SAN ANTONIO — Perhaps it's the kind of nervous anxiety some describe about the moment they fall in love? Reginald Thomas can't categorically say about the camera that left an indelible mark on him.
The Baltimore native recalls picking up his roommate's camera at college at Norfolk State University. The rest was sweat and love.
"Something about that moment, holding his camera, resonated with me in a way that I still don't know," Thomas said. "I do know that when I gave the camera back to him on that particular evening, my palms was sweating."
So began his life as a storyteller. Artless, at first.
But shooting whatever he could on campus – as well as learning to connect with people with the instrument in hand, watching YouTube sessions, diving into pictorial history and utilizing peer guidance – gave him a useful lens.
"I kind of begged my mother for the rest of the semester to get a camera," he said.
Thomas is one of two children. His mother, Wanda, invested the $500 he wanted for a camera.
The summer of 2015 put the young photographer to the test as he followed the death of Freddie Gray in Baltimore.
Gray was arrested with a knife-like instrument on April 12. Baltimore Police handcuffed and shackled him without securing him in the back of a police van.
During his more than 40 minute trip to jail, the 25-year-old sustained a severed spinal cord. He died on April 15. Thomas' Baltimore reacted in a city-ripping fiery rage.
"I was actually in school when it happened," Thomas said. "I'm standing in the dorm room lobby watching CNN and all these different news outlets, and they keep showing burning buildings. They keep calling people rioters and looters."
According to Thomas, he was assigned to cover the fallout of Gray's death for a local paper. Six officers faced criminal charges in Gray's death, and none of them were convicted.
"It feels like a responsibility, at this point, to make sure I'm documenting history the right way."
Thomas' camera was no shield for the impact of the protests, the calls for justice, the energy of trauma.
"I think part of it is knowing how images and words shape peoples' perceptions of things and people," he said.
At a certain point, the photographer felt those were the only images the world wanted to see.

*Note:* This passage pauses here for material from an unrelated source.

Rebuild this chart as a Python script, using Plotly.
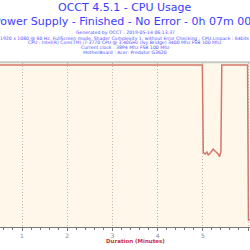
import plotly.graph_objects as go

# Data
minutes = [0.5, 4.99, 5.01, 5.05, 5.09, 5.12, 5.16, 5.20, 5.23, 5.27, 5.31, 5.34, 5.37, 5.40, 5.42, 5.99, 6.01, 6.1]
cpu_usage = [100, 100, 45.9, 45.1, 46.3, 44.4, 45.5, 47.1, 48.0, 46.9, 45.9, 45.1, 43.4, 46.5, 100, 100, 4.3, 4.3]
tick_vals = [1, 2, 3, 4, 5, 6]
tick_text = ["1", "2", "3", "4", "5", "6"]

title_lines = ["OCCT 4.5.1 - CPU Usage",
               "Power Supply - Finished - No Error - 0h 07m 00s"]
info_lines = [
    "Generated by OCCT : 2019-05-14 06:13:37",
    "1920 x 1080 @ 60 Hz, FullScreen mode, Shader Complexity 1, without Error Checking ; CPU:Linpack : 64bits",
    "CPU : Intel(R) Core(TM) i7-3770 CPU @ 3.40GHz (Ivy Bridge) 3400 Mhz FSB 100 Mhz",
    "Current clock : 3894 Mhz FSB 100 Mhz",
    "MotherBoard : Acer: Predator G3620",
]

fig = go.Figure()
fig.add_trace(go.Scatter(x=minutes, y=cpu_usage, mode="lines",
                         line=dict(color="#d4766c", width=1.5),
                         hoverinfo="skip", showlegend=False))

plot_top = 63
plot_bottom = 23
plot_h = 250 - plot_top - plot_bottom

fig.update_layout(
    width=250, height=250,
    margin=dict(l=0, r=0, t=plot_top, b=plot_bottom),
    paper_bgcolor="white",
    plot_bgcolor="#fff8ea",
    font=dict(family="DejaVu Sans"),
    xaxis=dict(range=[0.513, 6.044], tickvals=tick_vals, ticktext=tick_text,
               showgrid=True, gridcolor="#b8b8b8", griddash="1px,2px", gridwidth=1,
               showline=True, linecolor="#777777", linewidth=1,
               ticks="outside", ticklen=3, tickcolor="#777777",
               tickfont=dict(size=6, color="#888888"),
               minor=dict(dtick=0.2, ticks="outside", ticklen=2, tickcolor="#777777", showgrid=False),
               zeroline=False, fixedrange=True),
    yaxis=dict(range=[0, 101.2], showgrid=False, showticklabels=False,
               zeroline=False, showline=False, fixedrange=True),
)

# top border line of plot area
fig.add_shape(type="line", xref="paper", yref="paper", x0=0, x1=1, y0=1.004, y1=1.004,
              line=dict(color="#c8c8c8", width=2))

title_y_px = [7.5, 21]
title_sizes = [11, 11]
info_y_px = [32, 38, 43, 48, 53]

for t, ypx, sz in zip(title_lines, title_y_px, title_sizes):
    fig.add_annotation(text=t, xref="paper", yref="paper", x=0.5,
                       y=1 + (plot_top - ypx) / plot_h, showarrow=False,
                       font=dict(size=sz, color="#3b3bff"),
                       xanchor="center", yanchor="middle")
for t, ypx in zip(info_lines, info_y_px):
    fig.add_annotation(text=t, xref="paper", yref="paper", x=0.5,
                       y=1 + (plot_top - ypx) / plot_h, showarrow=False,
                       font=dict(size=4.6, color="#5050ff"),
                       xanchor="center", yanchor="middle")

fig.add_annotation(text="<b>Duration (Minutes)</b>", xref="paper", yref="paper",
                   x=135 / 250, y=-(241 - 227) / plot_h, showarrow=False,
                   font=dict(size=5.5, color="#cc3333"),
                   xanchor="center", yanchor="middle")

fig.write_html("out.html")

A shared responsibility, through imagery
"All those things that we consume are what we internalize, and process as this is the reality," said Wendy Boaglio Gratereaux, a marketing professor at the University of Texas at San Antonio. "And that's how we shape and define our reality."
Gratereaux says there's a newfound effort to fairly represent all races and ethnicities in media, but that wasn't always the case.
"Unfortunately, in some cases, some races aren't even really portrayed, right?" Gratereaux said.
In Thomas' case, he found that photographing Black trauma became overwhelming. He recalls, while covering the funeral of a young boy and his mother, seeing a woman who resembled his sister.
His emotions led him away from that assignment and news photography at large.
"While suffering is a part of our lives and trauma is a part of our lives, it's not the only experience we have," he said. "It's not the full scope of who we are as people."
According to Gratereaux, staffing issues and time constraints can lead to media coverage that perpetuates stereotypes. But news media isn't the only type of media, and it alone, she says, isn't to blame.
The professor said movies, television, marketing, sales and social media all share a responsibility to portray all races accurately.
"Scientifically speaking, everything imprints our personalities and the way that we view the world and other people," she said. "So if I have no representation of somebody that looks like me and has the same feelings and thoughts that I do, you feel very isolated and alone."
Then, Gratereaux said, there's the question of whether the media influences us or if it's the other way around. According to her, it's both.
"A large component of our learning is through imagery and visuals," Gratereaux said. "That's color, symbolism, style, everything. These things matter a lot to people because that's the way we express ourselves is, first, visually. And then people care what you have to say or do in most cases."
According to the marketing professor, some images of people and issues get strategically used to tap emotional pressure points.
"You have to make the pain greater than apathy," she said. "So you have to continue to highlight that pain, make it pervasive because then that person is motivated to maybe go vote."
Thomas' eye for good images landed him a gig with the Boston Red Sox. The development of his craft from that experience then led to his current job as team photographer for the San Antonio Spurs.
"People see athletes and (do) not consider them as human beings with emotions," Thomas said.
Heavy is the hand that carries the camera. Thomas tries to maximize and respect his access to the players of a storied NBA franchise.
"Moments that put them out there as people for people to feel closer to them, whether they playing basketball or not," he said.
Thomas' hands still get sweaty when he grabs his camera before a game, and he also drips with awareness about the power of his pictures.
"I spent a lot of time making this work," he said.